In the early 1910s there were 2.2 million miles of roads in America. Most were funded by local interests, primarily business interests. Many times local governments were blocked by law from funding infrastructure improvements, such as roads. Still, it was clear that there was demand for roads and travelling upon them.
Cars Win Out
The popularity of the interurban rail network of streetcars fell off by the 1930s. Interurban transportation fell out of favor with the public, and the reasons can primarily be traced to the rise of the automobile and poor management on the part of the interurban transportation companies. Cities and counties were also to blame, as were the machinations of the auto industry.

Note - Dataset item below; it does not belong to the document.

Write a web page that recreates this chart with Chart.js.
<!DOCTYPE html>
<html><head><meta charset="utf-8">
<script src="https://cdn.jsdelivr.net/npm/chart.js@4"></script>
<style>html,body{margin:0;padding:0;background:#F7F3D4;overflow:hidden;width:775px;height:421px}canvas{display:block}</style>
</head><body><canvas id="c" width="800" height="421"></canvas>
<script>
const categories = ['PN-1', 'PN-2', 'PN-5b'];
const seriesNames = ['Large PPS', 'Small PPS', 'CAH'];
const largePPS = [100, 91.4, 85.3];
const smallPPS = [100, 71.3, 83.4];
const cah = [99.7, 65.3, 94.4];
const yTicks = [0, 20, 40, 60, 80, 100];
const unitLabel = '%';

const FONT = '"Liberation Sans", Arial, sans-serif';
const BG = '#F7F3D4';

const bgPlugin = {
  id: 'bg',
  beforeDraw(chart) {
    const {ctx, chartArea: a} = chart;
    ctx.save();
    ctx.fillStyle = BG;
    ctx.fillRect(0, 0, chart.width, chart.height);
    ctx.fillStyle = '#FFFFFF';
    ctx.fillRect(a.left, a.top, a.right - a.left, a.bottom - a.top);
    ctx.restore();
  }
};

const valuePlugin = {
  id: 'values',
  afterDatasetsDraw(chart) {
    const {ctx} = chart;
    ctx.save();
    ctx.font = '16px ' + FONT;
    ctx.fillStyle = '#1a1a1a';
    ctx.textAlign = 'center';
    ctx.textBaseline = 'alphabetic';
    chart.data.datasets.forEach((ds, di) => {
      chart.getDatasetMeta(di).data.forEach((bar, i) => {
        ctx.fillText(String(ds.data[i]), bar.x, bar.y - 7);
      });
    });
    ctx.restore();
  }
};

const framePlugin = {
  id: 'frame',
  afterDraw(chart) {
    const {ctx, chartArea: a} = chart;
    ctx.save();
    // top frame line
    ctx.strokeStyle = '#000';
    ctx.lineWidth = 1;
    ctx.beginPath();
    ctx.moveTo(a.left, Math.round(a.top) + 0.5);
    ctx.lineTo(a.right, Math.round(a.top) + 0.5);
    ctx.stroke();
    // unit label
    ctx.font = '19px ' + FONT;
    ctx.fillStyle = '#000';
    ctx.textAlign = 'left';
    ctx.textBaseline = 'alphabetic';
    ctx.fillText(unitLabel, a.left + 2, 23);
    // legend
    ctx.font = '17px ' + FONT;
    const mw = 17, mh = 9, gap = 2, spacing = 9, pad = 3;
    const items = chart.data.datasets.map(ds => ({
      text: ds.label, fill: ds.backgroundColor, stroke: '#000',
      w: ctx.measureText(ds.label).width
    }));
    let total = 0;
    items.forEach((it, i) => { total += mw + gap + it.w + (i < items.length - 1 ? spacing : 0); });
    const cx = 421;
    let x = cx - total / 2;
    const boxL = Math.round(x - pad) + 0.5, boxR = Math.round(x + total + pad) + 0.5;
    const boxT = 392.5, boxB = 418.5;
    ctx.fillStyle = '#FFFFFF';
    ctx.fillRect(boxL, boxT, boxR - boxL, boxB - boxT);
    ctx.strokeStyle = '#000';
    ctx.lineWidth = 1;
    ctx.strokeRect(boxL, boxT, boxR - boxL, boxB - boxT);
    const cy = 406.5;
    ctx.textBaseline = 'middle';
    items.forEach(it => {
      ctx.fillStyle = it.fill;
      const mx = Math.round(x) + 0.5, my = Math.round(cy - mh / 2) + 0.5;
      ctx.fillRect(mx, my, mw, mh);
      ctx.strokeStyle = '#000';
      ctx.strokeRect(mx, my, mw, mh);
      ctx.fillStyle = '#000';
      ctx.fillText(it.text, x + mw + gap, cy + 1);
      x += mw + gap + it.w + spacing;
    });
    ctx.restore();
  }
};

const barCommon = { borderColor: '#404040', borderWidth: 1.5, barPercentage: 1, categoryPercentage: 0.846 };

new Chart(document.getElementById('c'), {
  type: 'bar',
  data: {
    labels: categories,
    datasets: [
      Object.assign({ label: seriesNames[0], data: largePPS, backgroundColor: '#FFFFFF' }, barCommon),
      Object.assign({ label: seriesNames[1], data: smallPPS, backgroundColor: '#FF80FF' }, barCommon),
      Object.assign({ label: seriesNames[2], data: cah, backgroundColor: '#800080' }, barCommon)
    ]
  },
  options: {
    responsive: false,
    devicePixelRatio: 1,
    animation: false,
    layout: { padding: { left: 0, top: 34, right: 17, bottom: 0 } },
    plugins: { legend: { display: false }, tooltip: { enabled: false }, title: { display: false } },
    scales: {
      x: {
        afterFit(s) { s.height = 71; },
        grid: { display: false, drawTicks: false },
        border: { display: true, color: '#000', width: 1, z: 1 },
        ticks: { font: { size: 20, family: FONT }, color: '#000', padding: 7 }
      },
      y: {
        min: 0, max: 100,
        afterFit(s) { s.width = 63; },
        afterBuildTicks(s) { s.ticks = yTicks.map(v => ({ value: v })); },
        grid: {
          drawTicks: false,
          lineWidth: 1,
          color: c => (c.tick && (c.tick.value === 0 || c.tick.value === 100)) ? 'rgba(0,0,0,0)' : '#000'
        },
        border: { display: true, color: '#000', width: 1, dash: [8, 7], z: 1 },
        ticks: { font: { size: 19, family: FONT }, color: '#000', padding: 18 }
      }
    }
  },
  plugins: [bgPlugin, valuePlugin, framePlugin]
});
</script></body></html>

In 1926 counties began to pave their roads at a faster pace than they had before. This was typically done with brick, and the immense loads of the freight going over the interurban rails caused much of this to crumble. Car and truck drivers got angry at this, and eventually the interurbans lost out.
William A. Clark’s involvement with the Missoula streetcars ceased early on, and by 1924 the Missoula Public Service had bought up the system. In 1928 Montana Power Company had gained control. Even that large interest couldn’t hold back the pace of modernity, however, or the insatiable appetites of Americans for all things car. The Historical Museum at Fort Missoula’s website gives us a good idea of what this was like:

“War and post-war inflation, along with the proliferation of internal combustion engines powering cars and buses throughout Montana, cut into street railway revenues and eventually undermined the state’s systems. Billings, Bozeman and Helena street railway systems collapsed. On January 24, 1932, Missoula’s beloved cars made their last run.”

Helena saw its streetcars fade away when the bus service took hold in January 1928. Bozeman’s streetcars ran from 1892 to 1921. Butte’s had started in 1886 with horses before becoming electric in 1890. They ran until 1937. In Great Falls streetcars went from 1891 to 1931. Billings saw battery-powered streetcars from 1912 to 1917. Anaconda held out the longest, with its streetcars running from 1890 to 1951.